Rumor stoppati però da Philippe Calavia, membro del cda e direttore finanziario di Air France. «Nessun piano, non leggete i giornali», ha tagliato corto il consigliere francese. «Preoccupato? Io sono prudente per ruolo e ottimista per natura». Anche altri membri del board di Alitalia, come Maurizio Traglio, hanno detto di non essere a conoscenza di un piano transalpino per l'ex compagnia di bandiera. «Non ci sono condizioni, non abbiamo notizie del piano francese».

Alla ricerca di risorse fresche per pagare fornitori e stipendi
Alitalia ha bisogno immediato di risorse fresche per onorare alcuni impegni a breve termine e per pagare gli stipendi dei dipendenti fortemente a rischio. Prima ancora dell'aumento di capitale, che si affianca a una nuova iniezione di fondi da parte delle banche (300 milioni di euro), è infatti necessaria altra liquidità per evitare l'assedio dei fornitori e la rivolta dei dipendenti. Lo spettro del default è dietro l'angolo e il dossier è finito sul tavolo di un vertice a Palazzo Chigi convocato martedì dal premier Letta e che è stato riaggiornato a lunedì prossimo.

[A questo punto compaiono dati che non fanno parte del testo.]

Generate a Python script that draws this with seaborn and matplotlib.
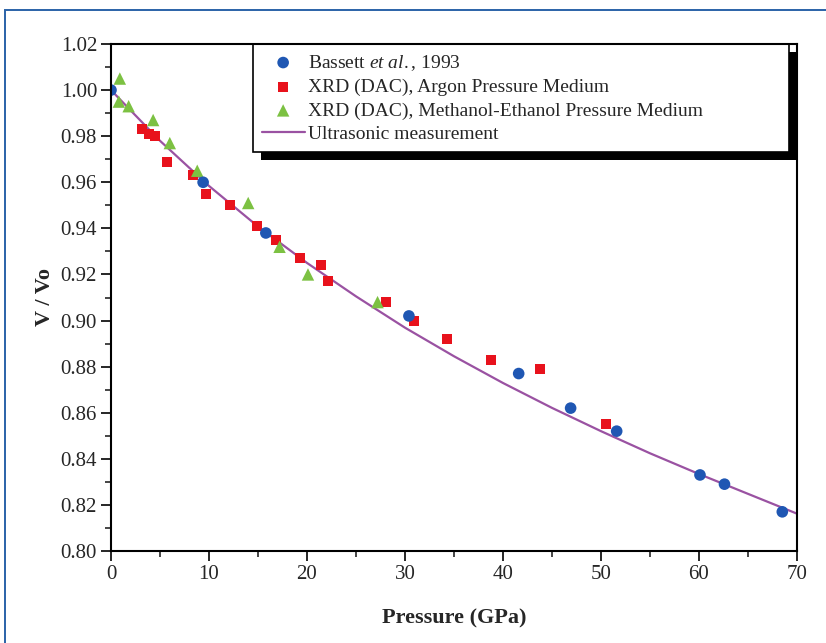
import matplotlib
matplotlib.use("Agg")
import numpy as np
import pandas as pd
import seaborn as sns
import matplotlib.pyplot as plt
from matplotlib.patches import Rectangle
from matplotlib.transforms import IdentityTransform
from matplotlib.ticker import MultipleLocator, FormatStrFormatter

# ---------------- data ----------------
bassett_p = [0.0, 9.4, 15.8, 30.4, 41.6, 46.9, 51.6, 60.1, 62.6, 68.5]
bassett_v = [1.000, 0.960, 0.938, 0.902, 0.877, 0.862, 0.852, 0.833, 0.829, 0.817]

argon_p = [3.2, 3.9, 4.5, 5.7, 8.4, 9.7, 12.1, 14.9, 16.8, 19.3, 21.4, 22.1,
           28.1, 30.9, 34.3, 38.8, 43.8, 50.5]
argon_v = [0.983, 0.981, 0.980, 0.969, 0.963, 0.955, 0.950, 0.941, 0.935, 0.927,
           0.924, 0.917, 0.908, 0.900, 0.892, 0.883, 0.879, 0.855]

meoh_p = [0.9, 0.8, 1.8, 4.3, 6.0, 8.8, 14.0, 17.2, 20.1, 27.2]
meoh_v = [1.005, 0.995, 0.993, 0.987, 0.977, 0.965, 0.951, 0.932, 0.920, 0.908]

ultra_p = [0, 5, 10, 15, 20, 25, 30, 35, 40, 45, 50, 55, 60, 65, 70]
ultra_v = [1.000, 0.978, 0.9584, 0.9408, 0.925, 0.9105, 0.8969, 0.8845, 0.8729,
           0.8621, 0.852, 0.8424, 0.8334, 0.8248, 0.8162]

labels = ["Bassett $\\mathit{et\\ al.}\\mathrm{,}$ 1993",
          "XRD (DAC), Argon Pressure Medium",
          "XRD (DAC), Methanol-Ethanol Pressure Medium",
          "Ultrasonic measurement"]
x_ticks = [0, 10, 20, 30, 40, 50, 60, 70]
y_ticks = [0.80, 0.82, 0.84, 0.86, 0.88, 0.90, 0.92, 0.94, 0.96, 0.98, 1.00, 1.02]

# ---------------- style ----------------
sns.set_style("ticks")
plt.rcParams["font.family"] = ["Liberation Serif", "DejaVu Serif"]
plt.rcParams["mathtext.fontset"] = "custom"
plt.rcParams["mathtext.rm"] = "Liberation Serif"
plt.rcParams["mathtext.it"] = "Liberation Serif:italic"

W, H = 826, 643
fig = plt.figure(figsize=(W / 100, H / 100), dpi=100)
fig.patch.set_facecolor("white")
# blue outer frame
fig.patches.append(Rectangle((5 / W, -0.05), 1.2, 1 - 10 / H + 0.05,
                             transform=fig.transFigure, fill=False,
                             edgecolor="#2a62a8", lw=1.4))

ax = fig.add_axes([111 / W, 1 - 551 / H, (797 - 111) / W, (551 - 44) / H])

df_b = pd.DataFrame({"p": bassett_p, "v": bassett_v})
df_a = pd.DataFrame({"p": argon_p, "v": argon_v})
df_m = pd.DataFrame({"p": meoh_p, "v": meoh_v})
df_u = pd.DataFrame({"p": ultra_p, "v": ultra_v})

sns.lineplot(data=df_u, x="p", y="v", ax=ax, color="#9a52a2", lw=1.6,
             label=labels[3], zorder=2)
sns.scatterplot(data=df_b, x="p", y="v", ax=ax, marker="o", s=70,
                color="#1f57b3", edgecolor="none", label=labels[0], zorder=4)
sns.scatterplot(data=df_a, x="p", y="v", ax=ax, marker="s", s=52,
                color="#e8121c", edgecolor="none", label=labels[1], zorder=3)
sns.scatterplot(data=df_m, x="p", y="v", ax=ax, marker="^", s=80,
                color="#7cc142", edgecolor="none", label=labels[2], zorder=3)

ax.set_xlim(0, 70)
ax.set_ylim(0.80, 1.02)
ax.set_xticks(x_ticks)
ax.set_yticks(y_ticks)
ax.xaxis.set_minor_locator(MultipleLocator(5))
ax.yaxis.set_minor_locator(MultipleLocator(0.01))
ax.yaxis.set_major_formatter(FormatStrFormatter("%.2f"))
ax.tick_params(which="major", direction="out", length=7, width=1.4,
               labelsize=15, pad=3, top=False, right=False)
ax.tick_params(which="minor", direction="out", length=4, width=1.2,
               top=False, right=False)
for s in ax.spines.values():
    s.set_visible(True)
    s.set_linewidth(1.5)
    s.set_color("black")
    s.set_zorder(12)

ax.set_xlabel("Pressure (GPa)", fontsize=16, fontweight="bold", labelpad=18)
ax.set_ylabel("V / Vo", fontsize=16, fontweight="bold", labelpad=4)

handles, labs = ax.get_legend_handles_labels()
order = [labs.index(l) for l in labels]
leg = ax.legend([handles[i] for i in order], [labs[i] for i in order],
                loc="upper left",
                bbox_to_anchor=((253 - 111) / 686, 0, (789 - 253) / 686, 1.0),
                mode="expand", borderaxespad=0, fontsize=14, frameon=True,
                fancybox=False, framealpha=1, edgecolor="black",
                handlelength=2.2, handletextpad=0.2, labelspacing=0.3,
                borderpad=0.45)
leg.get_frame().set_linewidth(1.2)
leg.set_zorder(10)

fig.canvas.draw()
bb = leg.get_window_extent()
shadow = Rectangle((bb.x0 + 8, bb.y0 - 8), bb.width, bb.height,
                   transform=IdentityTransform(), facecolor="black",
                   edgecolor="none", zorder=9, clip_on=False)
ax.add_artist(shadow)

fig.savefig("out.png", dpi=100)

Per il momento nessun cavaliere bianco alle viste
Il governo non vuole una società indebolita prima delle possibili nozze con Air France. Ma molte armi, almeno per ora, sembrano spuntate. Cdp e Fondo strategico si sono per adesso tirati indietro invocando i paletti degli statuti e, alle viste, non appare percorribile nemmeno il matrimonio con Fs (giusto ieri l'ad Mario Moretti si è mostrato freddo rispetto all'ipotesi di un intervento). Il salvataggio appare quindi un traguardo non semplice se banche e soci non metteranno mano al portafoglio.

Il doppio sforzo chiesto alle banche
Le prime non hanno chiuso la porta. A loro si chiede uno sforzo ingente: 300 milioni di nuove linee di credito e, in più, la copertura delle quote inoptate del mini-aumento attraverso un consorzio di garanzia. Sia UniCredit che Intesa Sanpaolo (anche azionista del gruppo con l'8,85%), chiamate allo sforzo più consistente, non si sono sfilate e lo hanno ribadito anche al premier Letta, ma nessuna è disposta a firmare una cambiale in bianco. Chiedono uno sforzo di tutti, a cominciare dai soci dell'ex compagnia.

Il rebus dei soci chiamati a mettere di nuovo mano al portafoglio
Su questo fronte le certezze sono davvero poche. Gli azionisti disponibili sarebbero al momento solo Intesa, appunto, l'Immsi di Colaninno e forse Atlantia. Mentre Air France-Klm - impegnata in queste ore con un piano di riduzione della spesa e nuovi esuberi - è pronta ad accollarsi parte dello sforzo finanziario ma a condizioni molto dure: soltanto se ci sarà una ristrutturazione pesante della compagnia, con una rivisitazione profonda del piano industriale di Del Torchio, focalizzato sull'avvio di nuove rotte intercontinentali.